O importante a ser destacado é isso: a obra de Marx é fundamental para entendermos a sociedade moderna, o marxismo é plural, e ambos exerceram e continuam exercendo grande influência no campo da história. Daí a necessidade de conhecermos esse autor. Conhecê-lo, é sempre bom lembrar, não implica a aceitação de seu pensamento de forma automática.


Também é importante compreendermos que se a obra de Marx é histórica, a sua leitura, apropriação e ressignificação também o é. Em outras palavras, há todo um contexto político, econômico, cultural e intelectual que nos leva a ler e escolher determinados elementos – e não outros – da obras marxiana e marxista. Isso nos ajuda a entender que, hoje, as datas de nascimento e morte de Marx não desencadeiam comemorações porque ele é uma espécie de divindade, mas porque o seu pensamento, fruto de uma época, segue sendo importante para entendermos muitas questões postas pelo nosso tempo.


Referências


BARROS, José D’Assunção Barros. “O materialismo histórico”. In. Teoria da História. Vol. III. Os paradigmas Revolucionários. Petrópolis, RJ: Vozes, 2014. p. 15-154.
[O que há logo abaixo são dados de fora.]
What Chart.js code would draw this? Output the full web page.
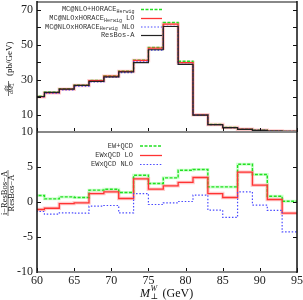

CARVALHO, Anna Isabel de, LESSA, Simone Narciso. O marxismo e a história: considerações acerca da concepção materialista da história. In. Anais da II Congresso Internacional de história da UFG/Jataí. Disponível em < https://www.congressohistoriajatai.org/anais2011/link%2025.pdf >. Acesso em 16/06/2020.


EAGLETON, Terry. “História”. In. Marx e a liberdade. Lisboa: Edições Dinossauro, 2002. p. 45-60.


HOBSBAWM. Eric. “O que os historiadores devem a Karl Marx?”. In. Sobre história. São Paulo: Companhia das letras, 2013. p. 200-220.


NETTO, José Paulo. O que é marxismo. São Paulo: Brasiliense, 2006.